Un des plus beaux recueils de poèmes de Paul Éluard.
Précieux exemplaire offert à Pierre Drieu la Rochelle, compagnon de route de la première heure. Si ce dernier était encore plus proche de Louis Aragon et d’André Breton, les liens avec lui furent nombreux au milieu des années 1920, même si Breton et Éluard, qui pensaient au départ pouvoir concilier les contraires, durent vite prendre acte que Drieu dénonce les impasses de la politique, très hostile aux communistes et à leur emprise. La rupture d’avec le groupe surréaliste eut lieu en août 1925, avec en point d’orgue la parution d’une lettre ouverte, « La véritable erreur des surréalistes », publié dans La Nouvelle Revue française : « Vous êtes tout bonnement en train de prendre position. L’hiver dernier, vous aviez déjà pris position littéraire : le surréalisme, une position solide, détaillée, abondamment pourvue de doctrines, d’exemples, de précédents, d’autorité, de disciples, de camelots […]. Maintenant, vous doublez votre art poétique d’une ligne d’appui politique selon un procédé périodiquement utilisé par les littérateurs en France. Vous vous installez en face des néo-classiques, dans le même secteur étroit, encombré de vieux cadavres et de galimatias de l’autre siècle […]. » Aragon, autrefois son inséparable, lui répondra en septembre : « Regarde, encore une fois mon ami, avec quelles gens tu te ligues, dans le sens de quelles gens tu abondes […]. Eh bien, va, mon garçon, puisque tu leur as fait risette, voilà leur appeau […]. Tu n’es qu’un homme comme les autres, et pitoyable, et peu fait pour montrer leur chemin aux hommes, un homme perdu, et que je perds. Tu t’en vas, tu t’effaces. Il n’y a plus personne au lointain, et, tu l’as bien voulu, ombre, va-t’en, adieu. »

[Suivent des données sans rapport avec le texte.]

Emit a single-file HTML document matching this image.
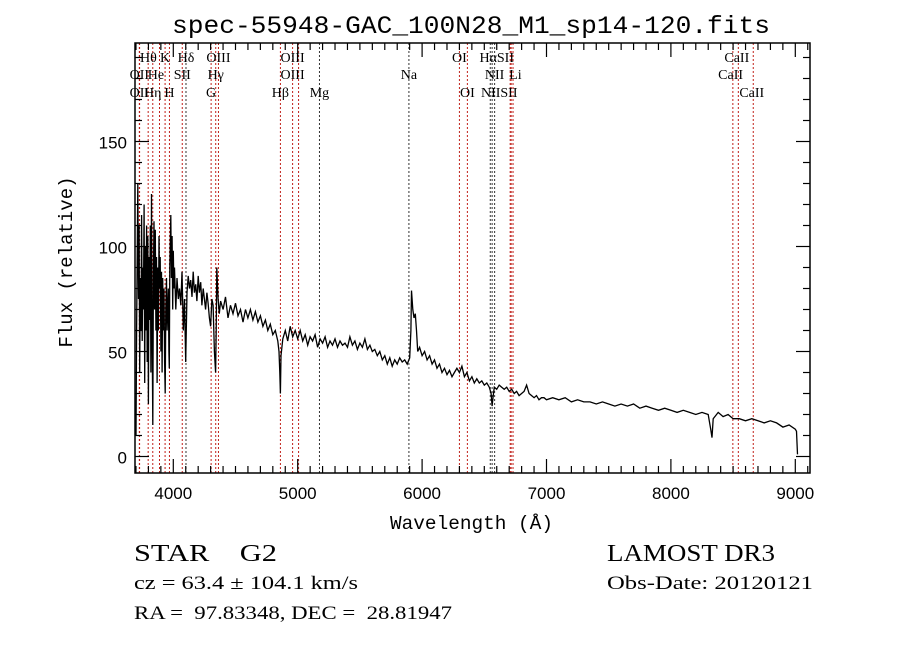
<!DOCTYPE html>
<html><head><meta charset="utf-8"><style>
body{margin:0;background:#fff;}
svg{display:block;}
</style></head><body>
<svg id="chart" width="900" height="649" viewBox="0 0 900 649" xmlns="http://www.w3.org/2000/svg">
<rect width="900" height="649" fill="#fff"/>
<text x="172" y="33" textLength="598" lengthAdjust="spacingAndGlyphs" font-family="Liberation Mono, monospace" font-size="25">spec-55948-GAC_100N28_M1_sp14-120.fits</text>
<g id="lines"></g>
<g id="labels"></g>
<polyline id="spec" fill="none" stroke="#000" stroke-width="1.3"/>
<g id="axes"></g>
<text x="390" y="529" textLength="163" lengthAdjust="spacingAndGlyphs" font-family="Liberation Mono, monospace" font-size="19">Wavelength (Å)</text>
<text transform="translate(72,262) rotate(-90)" text-anchor="middle" font-family="Liberation Mono, monospace" font-size="19">Flux (relative)</text>
<text x="134" y="561" xml:space="preserve" textLength="143" lengthAdjust="spacingAndGlyphs" font-family="Liberation Serif, serif" font-size="24">STAR    G2</text>
<text x="134" y="589" textLength="224" lengthAdjust="spacingAndGlyphs" font-family="Liberation Serif, serif" font-size="19">cz = 63.4 ± 104.1 km/s</text>
<text x="134" y="619" xml:space="preserve" textLength="318" lengthAdjust="spacingAndGlyphs" font-family="Liberation Serif, serif" font-size="19">RA =  97.83348, DEC =  28.81947</text>
<text x="607" y="561" textLength="168" lengthAdjust="spacingAndGlyphs" font-family="Liberation Serif, serif" font-size="24">LAMOST DR3</text>
<text x="607" y="589" textLength="206" lengthAdjust="spacingAndGlyphs" font-family="Liberation Serif, serif" font-size="19">Obs-Date: 20120121</text>
</svg>
<script>
const wavelengths=[3700,3705,3710,3715,3720,3725,3730,3735,3740,3745,3750,3755,3760,3765,3770,3775,3780,3785,3790,3795,3800,3805,3810,3815,3820,3825,3830,3835,3840,3845,3850,3855,3860,3865,3870,3875,3880,3885,3890,3895,3900,3905,3910,3915,3920,3925,3930,3935,3940,3945,3950,3960,3965,3968,3972,3980,3985,3990,3995,4000,4005,4010,4020,4030,4040,4050,4060,4070,4080,4090,4100,4110,4120,4130,4140,4150,4160,4170,4180,4190,4200,4210,4220,4230,4240,4250,4260,4270,4280,4290,4300,4310,4320,4330,4340,4345,4350,4360,4370,4380,4400,4420,4440,4460,4480,4500,4520,4540,4560,4580,4600,4620,4640,4660,4680,4700,4720,4740,4760,4780,4800,4820,4840,4850,4856,4861,4866,4880,4900,4920,4940,4960,4980,5000,5020,5040,5060,5080,5100,5120,5140,5160,5180,5200,5220,5240,5260,5280,5300,5320,5340,5360,5380,5400,5420,5440,5460,5480,5500,5520,5540,5560,5580,5600,5620,5640,5660,5680,5700,5720,5740,5760,5780,5800,5820,5840,5860,5880,5900,5910,5915,5925,5935,5945,5955,5965,5980,6000,6020,6040,6060,6080,6100,6120,6140,6160,6180,6200,6220,6240,6260,6280,6300,6320,6340,6360,6380,6400,6420,6440,6460,6480,6500,6520,6540,6555,6563,6570,6580,6600,6620,6640,6660,6680,6700,6720,6740,6760,6780,6800,6820,6840,6860,6880,6900,6920,6940,6960,6980,7000,7050,7100,7150,7200,7250,7300,7350,7400,7450,7500,7550,7600,7650,7700,7750,7800,7850,7900,7950,8000,8050,8100,8150,8200,8250,8300,8320,8330,8340,8380,8420,8460,8500,8550,8600,8650,8700,8750,8800,8850,8900,8950,9000,9010,9018];
const fluxes=[10,60,95,130,75,110,40,85,60,115,55,90,70,120,35,100,60,110,45,105,25,95,65,110,40,125,55,15,85,112,70,108,60,95,35,90,60,105,80,95,50,88,40,85,60,80,45,30,70,85,60,80,50,42,90,115,85,105,70,98,80,90,70,85,75,80,72,88,60,75,45,78,86,80,84,76,88,78,82,74,86,78,83,72,80,75,70,78,73,66,62,75,72,50,40,60,90,75,68,74,70,76,66,72,68,73,67,70,64,70,66,70,65,69,64,67,62,65,60,63,58,60,55,50,40,30,48,56,60,55,62,57,60,56,60,55,58,53,57,55,58,52,56,54,57,52,55,53,56,52,55,53,54,52,57,53,55,51,54,52,56,51,53,50,51,48,50,46,48,44,47,43,46,44,47,45,46,44,47,60,79,70,66,68,60,50,52,48,50,46,48,44,46,42,44,40,42,39,41,38,40,42,40,43,38,40,36,38,35,37,35,36,34,35,33,30,24,28,33,32,34,33,32,33,31,32,30,31,29,30,31,34,30,29,28,29,27,28,28,27,28,27,28,26,27,26,26,25,26,25,24,25,24,25,23,24,23,22,23,22,21,22,21,20,21,20,13,9,18,21,19,20,18,18,17,18,17,16,17,16,14,15,13,12,1];
const lineWaves=[3727,3729,3798,3835,3889,3934,3969,4072,4102,4304,4341,4363,4861,4959,5007,5175,5894,6300,6364,6548,6563,6583,6708,6716,6731,8498,8542,8662];
const lineRed=[1,1,1,1,1,1,1,1,0,1,1,1,1,1,1,0,0,1,1,0,0,0,1,1,1,1,1,1];
const labelText=["Hθ","K","Hδ","OIII","OIII","OI","HαSII","CaII","OII","He","SII","Hγ","OIII","Na","NII","Li","CaII","OII","Hη","H","G","Hβ","Mg","OI","NIISII","CaII"];
const labelWave=[3800,3934,4102,4363,4959,6300,6600,8530,3727,3860,4072,4341,4959,5894,6583,6750,8480,3727,3835,3969,4304,4861,5175,6364,6620,8650];
const labelRow=[0,0,0,0,0,0,0,0,1,1,1,1,1,1,1,1,1,2,2,2,2,2,2,2,2,2];
const xTicks=[4000,5000,6000,7000,8000,9000];
const yTicks=[0,50,100,150];

const L=135,R=810,T=43,B=473;
const X=w=>173.3+(w-4000)*0.1244;
const Y=f=>456.5-f*2.1;
const NS="http://www.w3.org/2000/svg";
function mk(tag,parent){const e=document.createElementNS(NS,tag);parent.appendChild(e);return e;}

const spec=document.getElementById('spec');
spec.setAttribute('points',wavelengths.map((w,i)=>X(w).toFixed(1)+','+Y(fluxes[i]).toFixed(1)).join(' '));

const lg=document.getElementById('lines');
lineWaves.forEach((w,i)=>{
  const l=mk('line',lg);
  
  
  l.setAttribute('x1',X(w));l.setAttribute('x2',X(w));
  l.setAttribute('y1',T);l.setAttribute('y2',B);
  l.setAttribute('stroke',lineRed[i]?'#c0201a':'#333');
  l.setAttribute('stroke-width','1');
  l.setAttribute('stroke-dasharray','2,2');
});
const lb=document.getElementById('labels');
const rowY=[62,79,97];
labelText.forEach((t,i)=>{
  const e=mk('text',lb);
  
  
  e.setAttribute('x',X(labelWave[i]));
  e.setAttribute('y',rowY[labelRow[i]]);
  e.setAttribute('text-anchor','middle');
  e.setAttribute('font-family','Liberation Serif, serif');
  e.setAttribute('font-size','14');
  e.textContent=t;
});

const ax=document.getElementById('axes');
const box=mk('rect',ax);


box.setAttribute('x',L);box.setAttribute('y',T);box.setAttribute('width',R-L);box.setAttribute('height',B-T);
box.setAttribute('fill','none');box.setAttribute('stroke','#000');box.setAttribute('stroke-width','1.5');
function tick(x1,y1,x2,y2){const t=mk('line',ax);t.setAttribute('x1',x1);t.setAttribute('y1',y1);t.setAttribute('x2',x2);t.setAttribute('y2',y2);t.setAttribute('stroke','#000');t.setAttribute('stroke-width','1.2');}
for(let w=3700;w<=9100;w+=100){const x=X(w);if(x<L||x>R)continue;const len=(w%1000===0)?14:7;tick(x,B,x,B-len);tick(x,T,x,T+len);}
for(let f=0;f<=190;f+=10){const y=Y(f);if(y<T)continue;const len=(f%50===0)?14:7;tick(L,y,L+len,y);tick(R,y,R-len,y);}
xTicks.forEach(v=>{const e=mk('text',ax);e.setAttribute('x',X(v));e.setAttribute('y',499);e.setAttribute('text-anchor','middle');e.setAttribute('font-family','Liberation Sans, sans-serif');e.setAttribute('font-size','17');e.textContent=v;});
yTicks.forEach(v=>{const e=mk('text',ax);e.setAttribute('x',127);e.setAttribute('y',Y(v)+7);e.setAttribute('text-anchor','end');e.setAttribute('font-family','Liberation Sans, sans-serif');e.setAttribute('font-size','17');e.textContent=v;});
</script>
</body></html>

La rupture sera moins forte avec Éluard, mais effective après la guerre d’Espagne et plus encore à partir de 1939. Paul Éluard répondra fermement en septembre 1942 à une ultime tentative d’approche de Drieu : « Dans le temps, j’ai eu pour vous, Drieu, de l’estime et une réelle affection. Il y a deux ans j’ai même cru que, grâce aux circonstances, j’allais vous retrouver. Vous vous étonnez, paraît-il, de mon attitude envers vous. Mettons-la, pour rester très général, sur le compte d’un certain avis qui rend responsable de n’importe quel ‘crime’ (sic) des hommes, des femmes et des ENFANTS qui en sont innocents. J’ai trop de cousins ! »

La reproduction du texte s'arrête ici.